--- What the task asks ---
Only the lines from the start of the data through the line with "463.5, 467.0, 470.8]" belong in the copy. Restate them word for word, minus the pictures.

━━━━━ Data block

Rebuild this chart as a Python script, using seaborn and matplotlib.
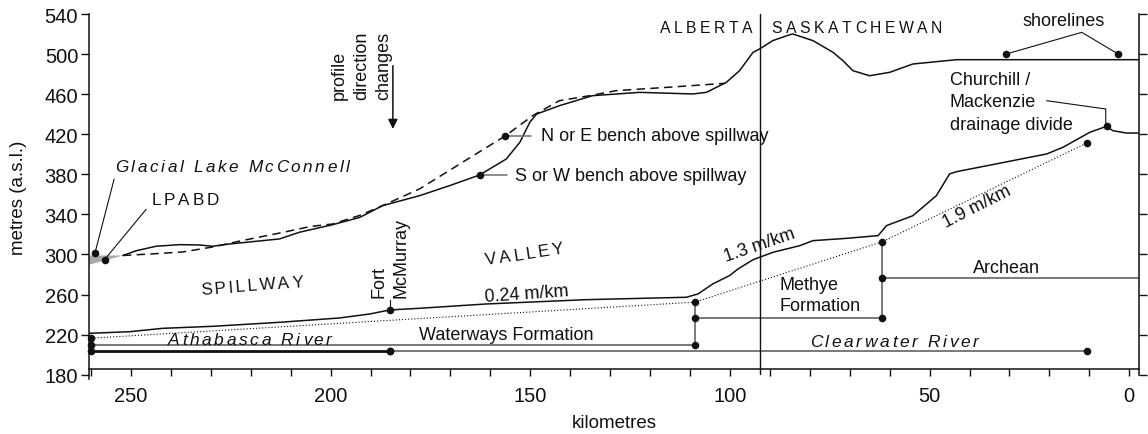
import numpy as np
import matplotlib
matplotlib.use("Agg")
import matplotlib.pyplot as plt
import seaborn as sns
from matplotlib.font_manager import FontProperties, findfont, get_font
from matplotlib.transforms import offset_copy

# ---- profile data (distance in km from the divide end, elevation in m a.s.l.) ----
bench_sw_km = [252.0, 248.6, 243.7, 237.9, 232.9, 229.5, 225.3, 212.8, 207.8, 199.5,
               192.7, 187.0, 177.7, 170.2, 162.7, 156.0, 152.6, 150.1, 148.4, 142.7,
               134.4, 122.6, 109.3, 105.9, 100.9, 97.6, 94.2, 92.6, 89.3, 85.0,
               84.2, 79.2, 74.2, 71.7, 69.2, 65.0, 60.0, 54.2, 43.3, -2.5]
bench_sw_m = [299.0, 303.8, 308.2, 309.8, 309.5, 308.2, 310.5, 315.5, 322.2, 329.7,
              337.0, 348.7, 358.7, 368.7, 379.3, 395.3, 412.0, 432.0, 440.2, 448.5,
              458.5, 461.8, 460.2, 461.8, 471.8, 483.4, 501.8, 505.0, 513.4, 519.4,
              520.0, 513.4, 501.8, 493.4, 483.4, 478.4, 481.8, 490.1, 494.4, 494.4]

bench_ne_km = [252.0, 245.0, 237.0, 229.5, 222.0, 212.0, 205.0, 199.5, 192.7, 187.0,
               177.7, 170.2, 162.7, 156.2, 149.4, 142.7, 135.1, 128.5, 115.0, 101.3]
bench_ne_m = [299.0, 300.5, 302.5, 307.5, 314.0, 322.0, 328.0, 330.4, 339.0, 348.7,
              365.5, 384.0, 402.5, 418.5, 438.5, 453.5, 458.5, 463.5, 467.0, 470.8]

floor_km = [260.5, 250.4, 242.0, 229.5, 212.8, 197.8, 190.2, 185.2, 177.7, 161.0,
            136.0, 110.9, 108.0, 104.3, 100.1, 98.0, 94.2, 89.2, 82.5, 79.2,
            70.8, 62.9, 60.8, 54.2, 48.3, 45.0, 43.3, 20.7, 16.6, 9.9,
            5.7, 4.1, 0.7, -2.5]
floor_m = [221.3, 222.9, 226.3, 228.3, 232.3, 236.6, 240.6, 244.6, 246.3, 250.6,
           254.9, 257.3, 260.6, 270.6, 278.9, 285.5, 294.8, 302.2, 308.8, 313.8,
           316.1, 318.8, 328.8, 338.7, 358.7, 380.4, 382.6, 400.3, 407.0, 421.9,
           427.9, 423.5, 421.2, 421.2]

grade_km = [259.9, 108.8, 61.8, 10.6]
grade_m = [216.5, 252.4, 312.8, 411.3]

# river and formation contacts
athabasca_km = [260.5, 185.2]
clearwater_km = [185.2, 10.7]
river_m = 203.3
waterways_km = [260.5, 108.8]
waterways_m = 209.7
methye_km = [108.8, 61.8]
methye_m = 237.0
archean_km = [61.8, -2.5]
archean_m = 276.8

border_km = 92.5
fort_mcmurray = (185.2, 244.6)
bench_ne_pt = (156.2, 418.5)
bench_sw_pt = (162.7, 379.3)
mcconnell_pt = (259.0, 301.5)
lpabd_pt = (256.6, 294.8)
divide_pt = (5.7, 427.9)
shoreline_km = [30.8, 2.8]
shoreline_m = [500.1, 500.1]

y_ticks = [180, 220, 260, 300, 340, 380, 420, 460, 500, 540]
x_ticks = [250, 200, 150, 100, 50, 0]

INK = "#111111"
GREY = "#6e6e6e"
FS = 13
TICK_FS = 14.5

sns.set_theme(style="ticks")
plt.rcParams["font.family"] = ["Liberation Sans", "DejaVu Sans"]

fig = plt.figure(figsize=(11.48, 4.35), dpi=100)
ax = fig.add_axes([0.0775, 0.1264, 0.9149, 0.8391])
ax.set_xlim(260.5, -2.5)
ax.set_ylim(175.7, 540)


def tracked_text(x, y, s, size, tracking, rotation=0.0, ha="left", style="normal", color=INK):
    """Draw letter-spaced text character by character along a (rotated) baseline."""
    prop = FontProperties(family="Liberation Sans", style=style, size=size)
    font = get_font(findfont(prop))
    font.set_size(size, 72)
    adv = [font.load_char(ord(ch)).linearHoriAdvance / 65536 for ch in s]
    total = sum(adv) + tracking * (len(s) - 1)
    pos = {"left": 0.0, "center": -total / 2, "right": -total}[ha]
    th = np.deg2rad(rotation)
    for ch, a in zip(s, adv):
        if ch != " ":
            tr = offset_copy(ax.transData, fig=fig, x=pos * np.cos(th), y=pos * np.sin(th), units="points")
            ax.text(x, y, ch, transform=tr, fontproperties=prop, rotation=rotation,
                    rotation_mode="anchor", ha="left", va="baseline", color=color)
        pos += a + tracking


# shaded lake wedge at the spillway head
ax.fill([260.5, 260.5, 252.0], [299.0, 289.7, 299.0], color="#a9a9a9", lw=0, zorder=1)

# upland benches and valley floor
sns.lineplot(x=bench_sw_km, y=bench_sw_m, ax=ax, color=INK, lw=1.1, estimator=None, sort=False)
sns.lineplot(x=bench_ne_km, y=bench_ne_m, ax=ax, color=INK, lw=1.1, estimator=None, sort=False,
             dashes=False, linestyle=(0, (5.5, 3.5)))
sns.lineplot(x=floor_km, y=floor_m, ax=ax, color=INK, lw=1.1, estimator=None, sort=False)
sns.lineplot(x=grade_km, y=grade_m, ax=ax, color=INK, lw=0.8, estimator=None, sort=False,
             linestyle=(0, (1, 1.8)))

# rivers and formation contacts
sns.lineplot(x=athabasca_km, y=[river_m] * 2, ax=ax, color=INK, lw=2.0, estimator=None)
sns.lineplot(x=clearwater_km, y=[river_m] * 2, ax=ax, color=GREY, lw=1.3, estimator=None)
sns.lineplot(x=waterways_km, y=[waterways_m] * 2, ax=ax, color=GREY, lw=1.3, estimator=None)
sns.lineplot(x=methye_km, y=[methye_m] * 2, ax=ax, color=GREY, lw=1.3, estimator=None)
sns.lineplot(x=archean_km, y=[archean_m] * 2, ax=ax, color=GREY, lw=1.3, estimator=None)
ax.plot([108.8, 108.8], [waterways_m, grade_m[1]], color=GREY, lw=1.3)
ax.plot([61.8, 61.8], [methye_m, grade_m[2]], color=GREY, lw=1.3)

# provincial border
ax.plot([border_km, border_km], [540, 180.5], color=INK, lw=1.0, clip_on=False)

# points
pts_km = [259.9, 259.9, 259.9, 185.2, 185.2, 108.8, 108.8, 108.8, 61.8, 61.8, 61.8,
          10.7, 10.6, fort_mcmurray[0], bench_ne_pt[0], bench_sw_pt[0], mcconnell_pt[0],
          lpabd_pt[0], divide_pt[0]] + shoreline_km
pts_m = [grade_m[0], waterways_m, river_m, river_m, river_m, grade_m[1], methye_m, waterways_m,
         grade_m[2], archean_m, methye_m, river_m, grade_m[3], fort_mcmurray[1], bench_ne_pt[1],
         bench_sw_pt[1], mcconnell_pt[1], lpabd_pt[1], divide_pt[1]] + shoreline_m
sns.scatterplot(x=pts_km, y=pts_m, ax=ax, color=INK, s=30, linewidth=0, zorder=5, clip_on=False)

# leader lines
ax.plot([mcconnell_pt[0], 254.2], [mcconnell_pt[1], 375.3], color=INK, lw=0.8)
ax.plot([lpabd_pt[0], 246.2], [lpabd_pt[1], 345.0], color=INK, lw=0.8)
ax.plot([bench_ne_pt[0], 149.8], [bench_ne_pt[1]] * 2, color=GREY, lw=1.1)
ax.plot([bench_sw_pt[0], 155.7], [bench_sw_pt[1]] * 2, color=GREY, lw=1.1)
ax.plot([fort_mcmurray[0]] * 2, [fort_mcmurray[1], 254.6], color=INK, lw=0.8)
ax.plot([shoreline_km[0], 11.9, shoreline_km[1]], [shoreline_m[0], 521.7, shoreline_m[1]], color=INK, lw=0.8)
ax.plot([20.7, 5.9, 5.9], [453.5, 445.2, divide_pt[1]], color=INK, lw=0.8)
ax.annotate("", xy=(184.4, 425.3), xytext=(184.4, 488.4),
            arrowprops=dict(arrowstyle="-|>", color=INK, lw=1.1, mutation_scale=14, shrinkA=0, shrinkB=0))

# letter-spaced labels
tracked_text(94.3, 522.3, "ALBERTA", 11.3, 2.6, ha="right")
tracked_text(89.6, 522.3, "SASKATCHEWAN", 11.3, 2.6)
tracked_text(253.9, 383.6, "Glacial Lake McConnell", 12.3, 1.9, style="italic")
tracked_text(244.9, 350.4, "LPABD", 12.3, 2.1)
tracked_text(232.4, 260.6, "SPILLWAY", 12.3, 1.8, rotation=4.5)
tracked_text(161.0, 290.5, "VALLEY", 12.3, 2.1, rotation=8.5)
tracked_text(240.8, 210.8, "Athabasca River", 12.5, 1.9, style="italic")
tracked_text(80.0, 208.7, "Clearwater River", 12.5, 1.9, style="italic")

# plain labels
ax.text(161.4, 253.6, "0.24 m/km", fontsize=FS, rotation=4, rotation_mode="anchor", ha="left", va="baseline", color=INK)
ax.text(100.9, 293.8, "1.3 m/km", fontsize=FS, rotation=19, rotation_mode="anchor", ha="left", va="baseline", color=INK)
ax.text(45.8, 327.1, "1.9 m/km", fontsize=FS, rotation=27, rotation_mode="anchor", ha="left", va="baseline", color=INK)
ax.text(155.9, 215.6, "Waterways Formation", fontsize=FS, ha="center", va="baseline", color=INK)
ax.text(87.6, 259.4, "Methye\nFormation", fontsize=FS, ha="left", va="center", linespacing=1.35, color=INK)
ax.text(30.8, 282.8, "Archean", fontsize=FS, ha="center", va="baseline", color=INK)
ax.text(45.0, 452.2, "Churchill /\nMackenzie\ndrainage divide", fontsize=FS, ha="left", va="center",
        linespacing=1.45, color=INK)
ax.text(16.4, 534.0, "shorelines", fontsize=FS, ha="center", va="center", color=INK)
ax.text(147.2, bench_ne_pt[1], "N or E bench above spillway", fontsize=FS, ha="left", va="center", color=INK)
ax.text(153.9, bench_sw_pt[1], "S or W bench above spillway", fontsize=FS, ha="left", va="center", color=INK)
ax.text(185.2, 257.5, "Fort\nMcMurray", fontsize=FS, rotation=90, ha="center", va="bottom",
        multialignment="left", linespacing=1.4, color=INK)
ax.text(192.2, 455.2, "profile\ndirection\nchanges", fontsize=FS, rotation=90, ha="center", va="bottom",
        multialignment="left", linespacing=1.4, color=INK)

# axes styling
ax.set_yticks(y_ticks)
ax.set_xticks(x_ticks)
ax.set_xticks(np.arange(0, 261, 10), minor=True)
ax.spines["top"].set_visible(False)
ax.spines["bottom"].set_position(("data", 185.5))
ax.spines["right"].set_bounds(180, 540)
for side in ["left", "right", "bottom"]:
    ax.spines[side].set_color(INK)
    ax.spines[side].set_linewidth(1.1)
ax.tick_params(axis="y", which="both", direction="out", length=5.8, width=1.0, color=INK,
               labelsize=TICK_FS, pad=2, right=True, labelright=False, labelcolor=INK)
ax.tick_params(axis="x", which="both", direction="out", length=5.0, width=1.0, color=INK,
               labelsize=TICK_FS, pad=7, labelcolor=INK)
ax.set_xlabel("kilometres", fontsize=13.5, color=INK)
ax.set_ylabel("metres (a.s.l.)", fontsize=13.5, color=INK)
ax.xaxis.set_label_coords(0.5, -0.12)
ax.xaxis.label.set_va("center")
ax.yaxis.set_label_coords(-0.0667, 0.5)
ax.yaxis.label.set_va("center")

fig.savefig("out.png", dpi=100)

━━━━━━━━━━

--- Result ---
Rebuild this chart as a Python script, using seaborn and matplotlib.
import numpy as np
import matplotlib
matplotlib.use("Agg")
import matplotlib.pyplot as plt
import seaborn as sns
from matplotlib.font_manager import FontProperties, findfont, get_font
from matplotlib.transforms import offset_copy

# ---- profile data (distance in km from the divide end, elevation in m a.s.l.) ----
bench_sw_km = [252.0, 248.6, 243.7, 237.9, 232.9, 229.5, 225.3, 212.8, 207.8, 199.5,
               192.7, 187.0, 177.7, 170.2, 162.7, 156.0, 152.6, 150.1, 148.4, 142.7,
               134.4, 122.6, 109.3, 105.9, 100.9, 97.6, 94.2, 92.6, 89.3, 85.0,
               84.2, 79.2, 74.2, 71.7, 69.2, 65.0, 60.0, 54.2, 43.3, -2.5]
bench_sw_m = [299.0, 303.8, 308.2, 309.8, 309.5, 308.2, 310.5, 315.5, 322.2, 329.7,
              337.0, 348.7, 358.7, 368.7, 379.3, 395.3, 412.0, 432.0, 440.2, 448.5,
              458.5, 461.8, 460.2, 461.8, 471.8, 483.4, 501.8, 505.0, 513.4, 519.4,
              520.0, 513.4, 501.8, 493.4, 483.4, 478.4, 481.8, 490.1, 494.4, 494.4]

bench_ne_km = [252.0, 245.0, 237.0, 229.5, 222.0, 212.0, 205.0, 199.5, 192.7, 187.0,
               177.7, 170.2, 162.7, 156.2, 149.4, 142.7, 135.1, 128.5, 115.0, 101.3]
bench_ne_m = [299.0, 300.5, 302.5, 307.5, 314.0, 322.0, 328.0, 330.4, 339.0, 348.7,
              365.5, 384.0, 402.5, 418.5, 438.5, 453.5, 458.5, 463.5, 467.0, 470.8]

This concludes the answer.